The 70-year-old Chirac showed no trace of the imperious temper that has flashed in contentious moments during the crisis. He said he was ready to confront the risks of his decision, prominently the potential damage to the long-standing U.S.-French alliance.
"Let's not sacrifice our principles and values because there is a moment of crisis," he said.
Although France would not provide troops or military support for any U.S. invasion of Iraq, it would allow American planes to fly over French territory, Chirac said. And he said France would participate in a reconstruction of Iraq that would most likely have to be directed by the U.N.
"We will all have to be involved," he said. "France will fulfill its role."
Holding out a strand of hope for a last-minute compromise, Chirac said it is not too late for the United States to halt its march toward war and give U.N. inspectors the additional time they want -- "a few months." The U.S. will not lose face, he said, because the massive Anglo-American troop deployment in the Persian Gulf has spurred Saddam Hussein to cooperate with inspectors.
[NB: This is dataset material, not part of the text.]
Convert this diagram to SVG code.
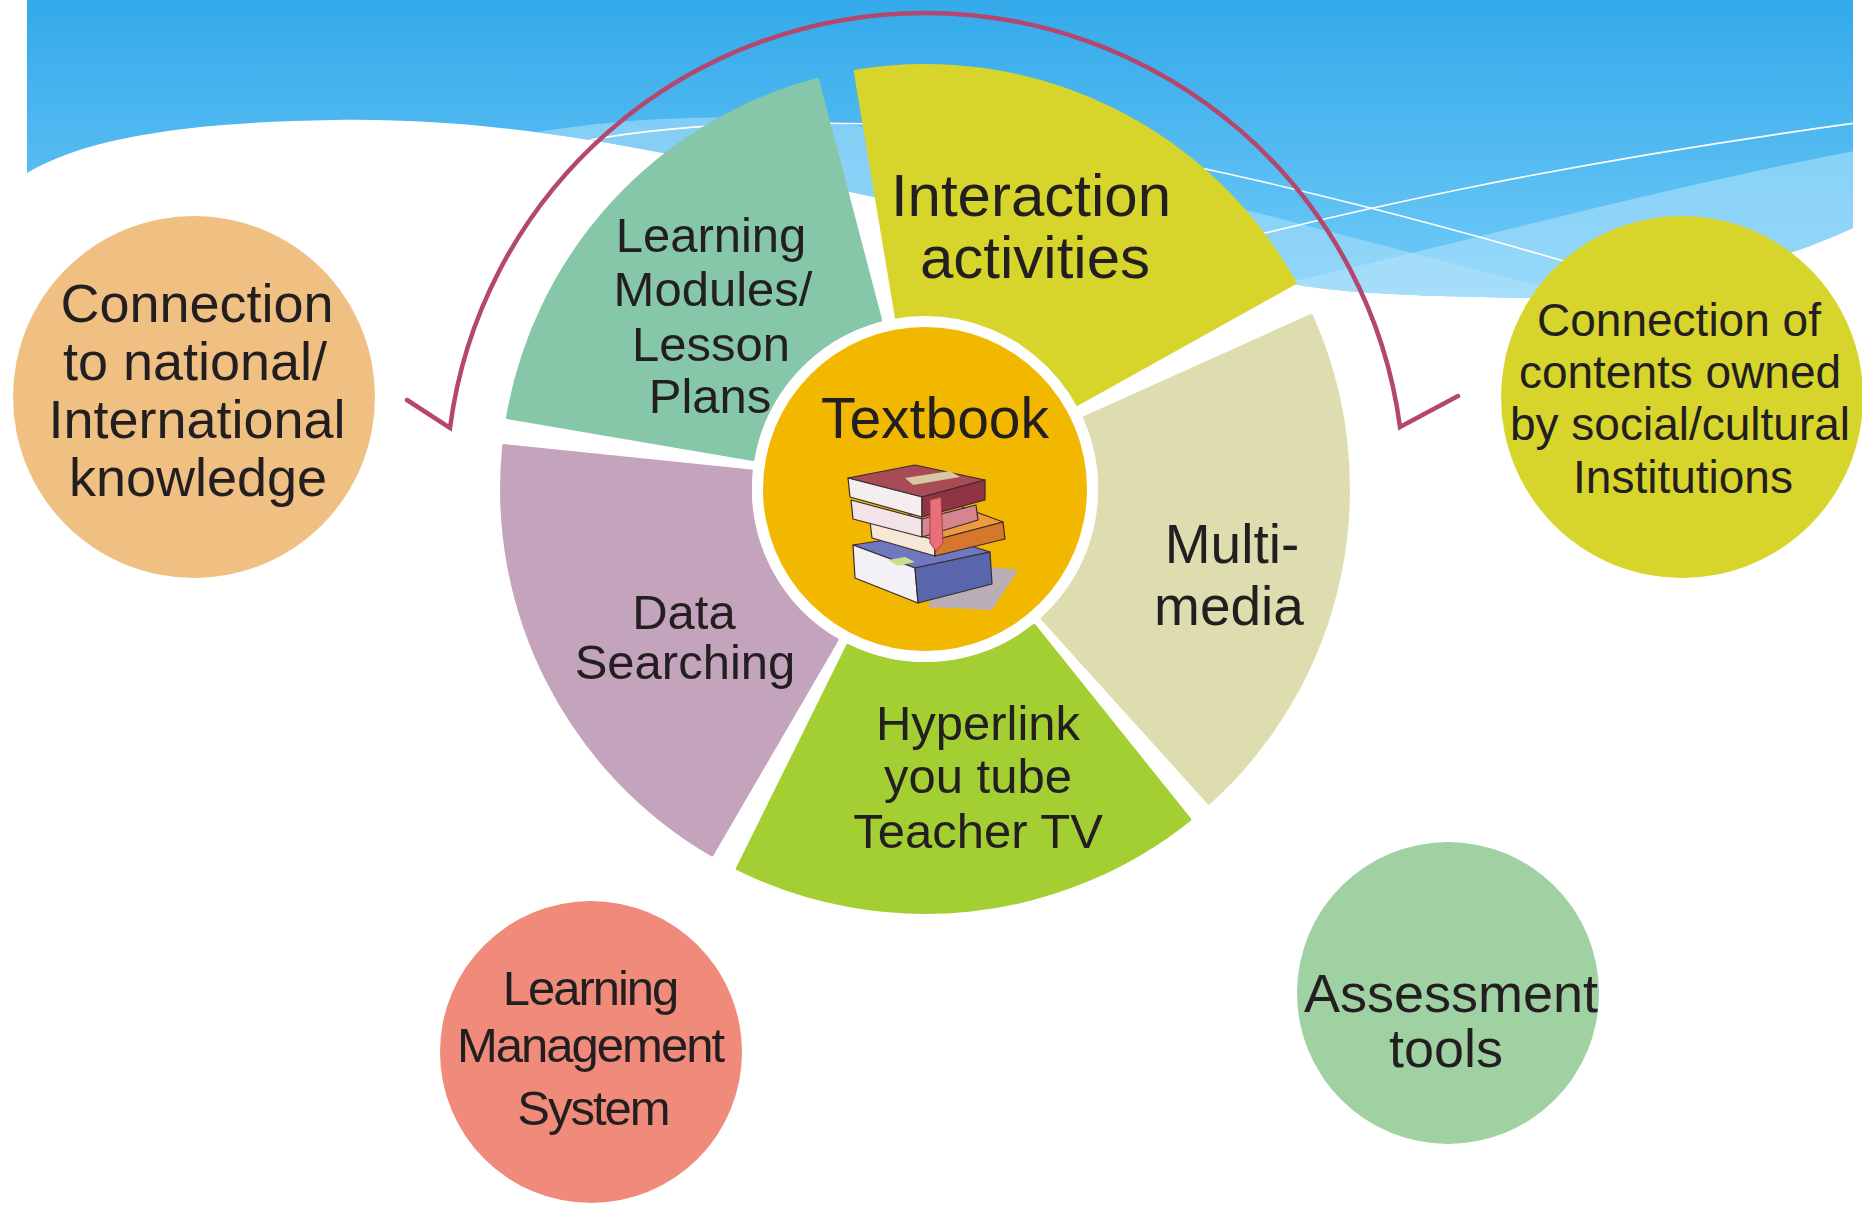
<svg xmlns="http://www.w3.org/2000/svg" width="1862" height="1208" viewBox="0 0 1862 1208">
  <style>
    .lbl { font-family: "Liberation Sans", Arial, sans-serif; fill: #231F20; text-anchor: middle; }
    .ln { fill: none; stroke: #FFFFFF; stroke-width: 1.6; }
    .bk { stroke: #3A2A30; stroke-width: 1.2; stroke-linejoin: round; }
    .seg { stroke-width: 3; stroke-linejoin: round; }
    .conn { fill: none; stroke: #B4476E; stroke-width: 4.5; stroke-linecap: round; stroke-linejoin: miter; }
  </style>
  <defs>
    <linearGradient id="skyGrad" gradientUnits="userSpaceOnUse" x1="0" y1="0" x2="0" y2="300">
      <stop offset="0" stop-color="#34AAEA"/>
      <stop offset="0.45" stop-color="#4FB8F0"/>
      <stop offset="1" stop-color="#72CCF8"/>
    </linearGradient>
    <clipPath id="skyClip">
      <path id="skyShape" d="M27,0 H1853 V228 C1780,262 1650,300 1528,298 C1400,296 1330,292 1289,283 C1100,250 900,200 663,153 C560,133 450,118 334,120 C200,122 90,135 27,173 Z"/>
    </clipPath>
  </defs>

  <!-- background -->
  <rect x="0" y="0" width="1862" height="1208" fill="#FFFFFF"/>
  <use href="#skyShape" fill="url(#skyGrad)"/>
  <g clip-path="url(#skyClip)">
    <path d="M520,135 C650,112 800,110 950,140 C1150,180 1350,240 1600,300 L1600,330 L500,330 Z" fill="#A9DEFA" opacity="0.6"/>
    <path d="M1150,312 C1400,262 1600,200 1860,150 L1860,330 Z" fill="#B4E3FB" opacity="0.55"/>
    <path class="ln" d="M590,140 C700,120 900,112 1100,148 C1250,175 1450,225 1660,290"/>
    <path class="ln" d="M1150,262 C1350,210 1550,165 1856,123"/>
  </g>

  <!-- connector: arc around the wheel -->
  <g id="connectors">
    <path class="conn" d="M407,400 L450,428 A479,476 0 0 1 1400,427 L1458,396"/>
  </g>

  <!-- wheel segments -->
  <g id="node-interaction">
    <path class="seg" d="M1295.1,283.0 A423.5,423.5 0 0 0 855.2,71.3 L896.8,319.9 A174.5,174.5 0 0 1 1074.9,405.6 Z" fill="#D7D42B" stroke="#D7D42B"/>
    <text class="lbl" font-size="60" x="1031" y="216">Interaction</text>
    <text class="lbl" font-size="60" x="1035" y="278">activities</text>
  </g>
  <g id="node-learning-modules">
    <path class="seg" d="M817.5,79.4 A423.5,423.5 0 0 0 507.5,417.6 L753.0,459.5 A174.5,174.5 0 0 1 880.7,320.2 Z" fill="#87C7A9" stroke="#87C7A9"/>
    <text class="lbl" font-size="49" x="711" y="252">Learning</text>
    <text class="lbl" font-size="49" x="713" y="306">Modules/</text>
    <text class="lbl" font-size="49" x="711" y="361">Lesson</text>
    <text class="lbl" font-size="49" x="710" y="413">Plans</text>
  </g>
  <g id="node-data-searching">
    <path class="seg" d="M503.8,445.5 A423.5,423.5 0 0 0 712.0,855.0 L837.2,639.8 A174.5,174.5 0 0 1 751.4,471.1 Z" fill="#C4A4BC" stroke="#C4A4BC"/>
    <text class="lbl" font-size="49" x="684" y="629">Data</text>
    <text class="lbl" font-size="49" x="685" y="679">Searching</text>
  </g>
  <g id="node-hyperlink">
    <path class="seg" d="M737.3,868.7 A423.5,423.5 0 0 0 1189.8,819.5 L1034.1,625.2 A174.5,174.5 0 0 1 847.7,645.4 Z" fill="#A3CF33" stroke="#A3CF33"/>
    <text class="lbl" font-size="49" x="978" y="740">Hyperlink</text>
    <text class="lbl" font-size="49" x="978" y="793">you tube</text>
    <text class="lbl" font-size="49" x="978" y="848">Teacher TV</text>
  </g>
  <g id="node-multimedia">
    <path class="seg" d="M1208.9,803.2 A423.5,423.5 0 0 0 1311.3,315.4 L1084.2,417.5 A174.5,174.5 0 0 1 1042.0,618.5 Z" fill="#DEDDB0" stroke="#DEDDB0"/>
    <text class="lbl" font-size="55" x="1232" y="563">Multi-</text>
    <text class="lbl" font-size="55" x="1229" y="625">media</text>
  </g>

  <!-- hub -->
  <g id="node-textbook">
    <circle cx="925" cy="489" r="173" fill="#FFFFFF"/>
    <circle cx="925" cy="489" r="162" fill="#F2B800"/>
    <text class="lbl" font-size="57" x="935" y="438">Textbook</text>
    <g id="books">
      <polygon points="948,562 1018,570 992,610 928,607" fill="#B9AEB6"/>
      <!-- bottom blue book -->
      <polygon class="bk" points="853,545 930,533 990,552 915,568" fill="#6D78BF"/>
      <polygon class="bk" points="853,545 915,568 918,603 855,578" fill="#F3F1F6"/>
      <polygon class="bk" points="915,568 990,552 992,584 918,603" fill="#5A66AB"/>
      <polygon points="888,560 905,557 915,562 898,566" fill="#C8E08A"/>
      <!-- orange book -->
      <polygon class="bk" points="870,522 960,506 1003,522 935,540" fill="#EE9A3E"/>
      <polygon class="bk" points="870,522 935,540 935,556 872,538" fill="#F6E8D6"/>
      <polygon class="bk" points="935,540 1003,522 1005,539 935,556" fill="#D6782B"/>
      <!-- pink book -->
      <polygon class="bk" points="851,500 922,519 922,537 853,519" fill="#F2E3E8"/>
      <polygon class="bk" points="922,519 976,505 978,520 922,537" fill="#D6858F"/>
      <!-- top maroon book -->
      <polygon class="bk" points="848,478 915,465 985,480 922,497" fill="#A84B55"/>
      <polygon points="905,478 950,471 960,477 913,485" fill="#D8C7A0"/>
      <polygon class="bk" points="848,478 922,497 922,517 850,497" fill="#F5EEEE"/>
      <polygon class="bk" points="922,497 985,480 985,500 922,517" fill="#8E3442"/>
      <!-- bookmark ribbon -->
      <polygon points="930,500 941,497 943,543 936,551 930,543" fill="#E8707A" stroke="#A83A48" stroke-width="1"/>
    </g>
  </g>

  <!-- outer circles -->
  <g id="node-national">
    <circle cx="194" cy="397" r="181" fill="#F0C083"/>
    <text class="lbl" font-size="54" x="197" y="322">Connection</text>
    <text class="lbl" font-size="54" x="195" y="380">to national/</text>
    <text class="lbl" font-size="54" x="197" y="438">International</text>
    <text class="lbl" font-size="54" x="198" y="496">knowledge</text>
  </g>
  <g id="node-cultural">
    <circle cx="1682" cy="397" r="181" fill="#D7D42B"/>
    <text class="lbl" font-size="46" x="1679" y="336">Connection of</text>
    <text class="lbl" font-size="46" x="1680" y="388">contents owned</text>
    <text class="lbl" font-size="46" x="1680" y="440">by social/cultural</text>
    <text class="lbl" font-size="46" x="1683" y="493">Institutions</text>
  </g>
  <g id="node-lms">
    <circle cx="591" cy="1052" r="151" fill="#F08B7B"/>
    <text class="lbl" font-size="49" letter-spacing="-2" x="590" y="1005">Learning</text>
    <text class="lbl" font-size="49" letter-spacing="-2" x="590" y="1062">Management</text>
    <text class="lbl" font-size="49" letter-spacing="-2" x="593" y="1125">System</text>
  </g>
  <g id="node-assessment">
    <circle cx="1448" cy="993" r="151" fill="#9FD1A3"/>
    <text class="lbl" font-size="54" x="1451" y="1012">Assessment</text>
    <text class="lbl" font-size="54" x="1446" y="1067">tools</text>
  </g>
</svg>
"It's highly probable that Iraq wouldn't have given this active cooperation that the inspectors have noted without this pressure," he said. "In reality, they [the Americans] have attained their objective. They have won."
Soft words to accompany a hard decision that is likely to amplify the denunciations of France in the United States.
U.S. critics misunderstand the thinking behind the French attitude, the French diplomatic official said.
"Our American friends are in the process of making a mistake, and we are telling them this," the official said. "The role of true friends is not always to agree."